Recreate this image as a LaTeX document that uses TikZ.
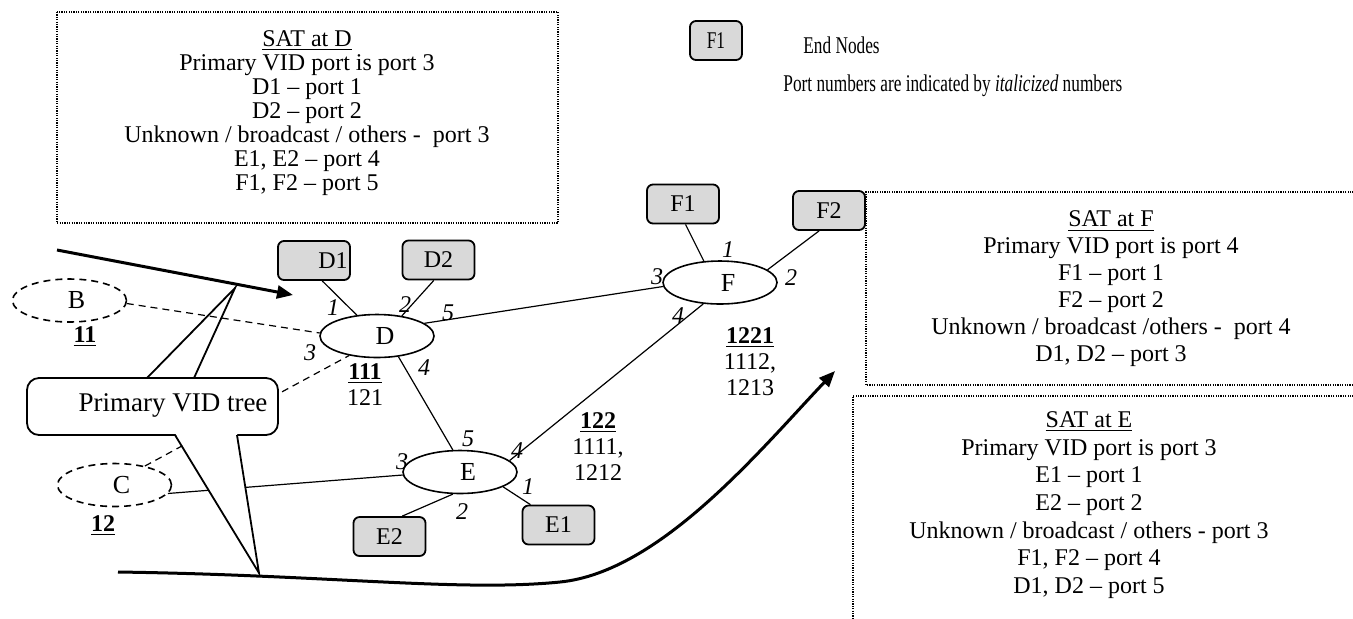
\documentclass[tikz,border=0pt]{standalone}
\usepackage{fontspec}
\usepackage{graphicx}
\setmainfont{Liberation Serif}
\usetikzlibrary{shapes.geometric,arrows.meta}
\definecolor{boxgray}{RGB}{217,217,217}
\begin{document}
\begin{tikzpicture}[x=0.5pt,y=-0.5pt,
  every node/.style={font=\fontsize{12}{14}\selectfont},
  endnode/.style={draw,line width=0.9pt,rounded corners=3pt,fill=boxgray,minimum width=36pt,minimum height=19.5pt,inner sep=0pt},
  bridge/.style={draw,ellipse,line width=0.8pt,minimum width=57pt,minimum height=21.5pt,inner sep=0pt,font=\fontsize{13}{14}\selectfont},
  virt/.style={bridge,dash pattern=on 3.5pt off 2.5pt},
  link/.style={line width=0.6pt},
  vlink/.style={link,dash pattern=on 3.5pt off 2.5pt},
  port/.style={font=\fontsize{12}{12}\selectfont\itshape,inner sep=0pt},
  lbl/.style={align=center,inner sep=0pt,font=\fontsize{12}{13}\selectfont},
  sat/.style={dash pattern=on 0.6pt off 0.6pt,line width=0.7pt},
  sattext/.style={align=center,inner sep=0pt},
  big/.style={line width=1.5pt,-{Triangle[length=8pt,width=6.5pt]}},
  callout/.style={line width=0.9pt}
]
\useasboundingbox (0,0) rectangle (1353,618);

% SAT boxes
\draw[sat] (57,12) rectangle (558,223);
\draw[sat] (1356,192) -- (866,192) -- (866,385) -- (1356,385);
\draw[sat] (1356,396) -- (853,396) -- (853,621);

\node[sattext,font=\fontsize{12}{12}\selectfont] (satD) at (307,113) {\underline{SAT at D}\\Primary VID port is port 3\\D1 – port 1\\D2 – port 2\\Unknown / broadcast / others -\ \ port 3\\E1, E2 – port 4\\F1, F2 – port 5};
\node[sattext,font=\fontsize{12}{13.5}\selectfont] (satF) at (1111,289) {\underline{SAT at F}\\Primary VID port is port 4\\F1 – port 1\\F2 – port 2\\Unknown / broadcast /others -\ \ port 4\\D1, D2 – port 3};
\node[sattext,font=\fontsize{12}{13.8}\selectfont] (satE) at (1089,505) {\underline{SAT at E}\\Primary VID port is port 3\\E1 – port 1\\E2 – port 2\\Unknown / broadcast / others - port 3\\F1, F2 – port 4\\D1, D2 – port 5};

% legend
\node[endnode,minimum width=26pt] (lgF1) at (716,40.5) {\scalebox{0.72}[1]{F1}};
\node[anchor=west,inner sep=0pt] (lgEnd) at (803,45) {\scalebox{0.72}[1]{End Nodes}};
\node[anchor=west,inner sep=0pt] (lgPort) at (783,86) {\scalebox{0.72}[1]{Port numbers are indicated by \textit{italicized} numbers}};

% nodes
\node[endnode] (D1) at (314,260.5) {\hspace*{19pt}D1};
\node[endnode] (D2) at (438.5,260) {D2};
\node[endnode] (F1) at (683,204) {F1};
\node[endnode] (F2) at (829,210.5) {F2};
\node[endnode] (E1) at (558.5,525) {E1};
\node[endnode] (E2) at (389.5,536.5) {E2};
\node[bridge] (D) at (377,336) {\hspace*{8pt}D};
\node[bridge] (E) at (460,472) {\hspace*{8pt}E};
\node[bridge] (F) at (720,282.5) {\hspace*{8pt}F};
\node[virt] (B) at (69.5,300.5) {\hspace*{7pt}B};
\node[virt] (C) at (114.5,485) {\hspace*{7pt}C};

% links
\draw[link] (D1.-68) -- (D.134);
\draw[link] (D2.-103) -- (D.39);
\draw[link] (D.15) -- (F.184);
\draw[link] (D.-44) -- (E.108);
\draw[link] (F.232) -- (E.13);
\draw[link] (F1.-83) -- (F.127);
\draw[link] (F2.244) -- (F.15);
\draw[link] (E.-19) -- (E1.144);
\draw[link] (E.-108) -- (E2.58);
\draw[link] (C.-9) -- (E.183);
\draw[vlink] (B.-3.5) -- (D.177);
\draw[vlink] (C.32) -- (D.215);

% port numbers
\node[port] (pD1) at (333,308) {1};
\node[port] (pD2) at (405,305) {2};
\node[port] (pD5) at (448,313) {5};
\node[port] (pD3) at (310,353) {3};
\node[port] (pD4) at (424,368) {4};
\node[port] (pF3) at (657,277) {3};
\node[port] (pF1) at (728,250) {1};
\node[port] (pF2) at (791,278) {2};
\node[port] (pF4) at (678,316) {4};
\node[port] (pE5) at (468,439) {5};
\node[port] (pE3) at (402,462) {3};
\node[port] (pE4) at (517,451) {4};
\node[port] (pE1) at (528,487) {1};
\node[port] (pE2) at (462,512) {2};

% addresses
\node[lbl] (l11) at (85,337) {\underline{\textbf{11}}};
\node[lbl] (l12) at (103,526) {\underline{\textbf{12}}};
\node[lbl] (lD) at (365,385) {\underline{\textbf{111}}\\121};
\node[lbl] (lE) at (598,447) {\underline{\textbf{122}}\\1111,\\1212};
\node[lbl] (lF) at (750,362) {\underline{\textbf{1221}}\\1112,\\1213};

% callout
\filldraw[callout,fill=white,rounded corners=6pt] (27,378) rectangle (278,435);
\fill[white] (175,433) -- (259,573) -- (237,433) -- cycle;
\draw[callout] (175,435) -- (259,573) -- (237,435);
\draw[callout] (147,378) -- (235,288) -- (194,378);
\node[font=\fontsize{13.5}{15}\selectfont] (pvt) at (173,405) {Primary VID tree};

% thick arrows
\coordinate (a1s) at (57,250);
\coordinate (a1e) at (293,295);
\draw[big] (a1s) -- (a1e);
\coordinate (a2s) at (118,572);
\coordinate (a2e) at (835,371);
\draw[big] (a2s) .. controls (330,575) and (460,592) .. (560,582) .. controls (660,572) and (760,450) .. (a2e);
\end{tikzpicture}
\end{document}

-- -- --

# [EXERCISE AIM]
Reproduce every line exactly and omit all pictures.

# [WRITTEN RESPONSE]
Recreate this image as a LaTeX document that uses TikZ.
\documentclass[tikz,border=0pt]{standalone}
\usepackage{fontspec}
\usepackage{graphicx}
\setmainfont{Liberation Serif}
\usetikzlibrary{shapes.geometric,arrows.meta}
\definecolor{boxgray}{RGB}{217,217,217}
\begin{document}
\begin{tikzpicture}[x=0.5pt,y=-0.5pt,
  every node/.style={font=\fontsize{12}{14}\selectfont},
  endnode/.style={draw,line width=0.9pt,rounded corners=3pt,fill=boxgray,minimum width=36pt,minimum height=19.5pt,inner sep=0pt},
  bridge/.style={draw,ellipse,line width=0.8pt,minimum width=57pt,minimum height=21.5pt,inner sep=0pt,font=\fontsize{13}{14}\selectfont},
  virt/.style={bridge,dash pattern=on 3.5pt off 2.5pt},
  link/.style={line width=0.6pt},
  vlink/.style={link,dash pattern=on 3.5pt off 2.5pt},
  port/.style={font=\fontsize{12}{12}\selectfont\itshape,inner sep=0pt},
  lbl/.style={align=center,inner sep=0pt,font=\fontsize{12}{13}\selectfont},
  sat/.style={dash pattern=on 0.6pt off 0.6pt,line width=0.7pt},
  sattext/.style={align=center,inner sep=0pt},
  big/.style={line width=1.5pt,-{Triangle[length=8pt,width=6.5pt]}},
  callout/.style={line width=0.9pt}
]
\useasboundingbox (0,0) rectangle (1353,618);

% SAT boxes
\draw[sat] (57,12) rectangle (558,223);
\draw[sat] (1356,192) -- (866,192) -- (866,385) -- (1356,385);
\draw[sat] (1356,396) -- (853,396) -- (853,621);

\node[sattext,font=\fontsize{12}{12}\selectfont] (satD) at (307,113) {\underline{SAT at D}\\Primary VID port is port 3\\D1 – port 1\\D2 – port 2\\Unknown / broadcast / others -\ \ port 3\\E1, E2 – port 4\\F1, F2 – port 5};
\node[sattext,font=\fontsize{12}{13.5}\selectfont] (satF) at (1111,289) {\underline{SAT at F}\\Primary VID port is port 4\\F1 – port 1\\F2 – port 2\\Unknown / broadcast /others -\ \ port 4\\D1, D2 – port 3};
\node[sattext,font=\fontsize{12}{13.8}\selectfont] (satE) at (1089,505) {\underline{SAT at E}\\Primary VID port is port 3\\E1 – port 1\\E2 – port 2\\Unknown / broadcast / others - port 3\\F1, F2 – port 4\\D1, D2 – port 5};

% legend
\node[endnode,minimum width=26pt] (lgF1) at (716,40.5) {\scalebox{0.72}[1]{F1}};
\node[anchor=west,inner sep=0pt] (lgEnd) at (803,45) {\scalebox{0.72}[1]{End Nodes}};
\node[anchor=west,inner sep=0pt] (lgPort) at (783,86) {\scalebox{0.72}[1]{Port numbers are indicated by \textit{italicized} numbers}};

% nodes
\node[endnode] (D1) at (314,260.5) {\hspace*{19pt}D1};
\node[endnode] (D2) at (438.5,260) {D2};
\node[endnode] (F1) at (683,204) {F1};
\node[endnode] (F2) at (829,210.5) {F2};
\node[endnode] (E1) at (558.5,525) {E1};
\node[endnode] (E2) at (389.5,536.5) {E2};
\node[bridge] (D) at (377,336) {\hspace*{8pt}D};
\node[bridge] (E) at (460,472) {\hspace*{8pt}E};
\node[bridge] (F) at (720,282.5) {\hspace*{8pt}F};
\node[virt] (B) at (69.5,300.5) {\hspace*{7pt}B};
\node[virt] (C) at (114.5,485) {\hspace*{7pt}C};

% links
\draw[link] (D1.-68) -- (D.134);
\draw[link] (D2.-103) -- (D.39);
\draw[link] (D.15) -- (F.184);
\draw[link] (D.-44) -- (E.108);
\draw[link] (F.232) -- (E.13);
\draw[link] (F1.-83) -- (F.127);
\draw[link] (F2.244) -- (F.15);
\draw[link] (E.-19) -- (E1.144);
\draw[link] (E.-108) -- (E2.58);
\draw[link] (C.-9) -- (E.183);
\draw[vlink] (B.-3.5) -- (D.177);
\draw[vlink] (C.32) -- (D.215);

% port numbers
\node[port] (pD1) at (333,308) {1};
\node[port] (pD2) at (405,305) {2};
\node[port] (pD5) at (448,313) {5};
\node[port] (pD3) at (310,353) {3};
\node[port] (pD4) at (424,368) {4};
\node[port] (pF3) at (657,277) {3};
\node[port] (pF1) at (728,250) {1};
\node[port] (pF2) at (791,278) {2};
\node[port] (pF4) at (678,316) {4};
\node[port] (pE5) at (468,439) {5};
\node[port] (pE3) at (402,462) {3};
\node[port] (pE4) at (517,451) {4};
\node[port] (pE1) at (528,487) {1};
\node[port] (pE2) at (462,512) {2};

% addresses
\node[lbl] (l11) at (85,337) {\underline{\textbf{11}}};
\node[lbl] (l12) at (103,526) {\underline{\textbf{12}}};
\node[lbl] (lD) at (365,385) {\underline{\textbf{111}}\\121};
\node[lbl] (lE) at (598,447) {\underline{\textbf{122}}\\1111,\\1212};
\node[lbl] (lF) at (750,362) {\underline{\textbf{1221}}\\1112,\\1213};

% callout
\filldraw[callout,fill=white,rounded corners=6pt] (27,378) rectangle (278,435);
\fill[white] (175,433) -- (259,573) -- (237,433) -- cycle;
\draw[callout] (175,435) -- (259,573) -- (237,435);
\draw[callout] (147,378) -- (235,288) -- (194,378);
\node[font=\fontsize{13.5}{15}\selectfont] (pvt) at (173,405) {Primary VID tree};

% thick arrows
\coordinate (a1s) at (57,250);
\coordinate (a1e) at (293,295);
\draw[big] (a1s) -- (a1e);
\coordinate (a2s) at (118,572);
\coordinate (a2e) at (835,371);
\draw[big] (a2s) .. controls (330,575) and (460,592) .. (560,582) .. controls (660,572) and (760,450) .. (a2e);
\end{tikzpicture}
\end{document}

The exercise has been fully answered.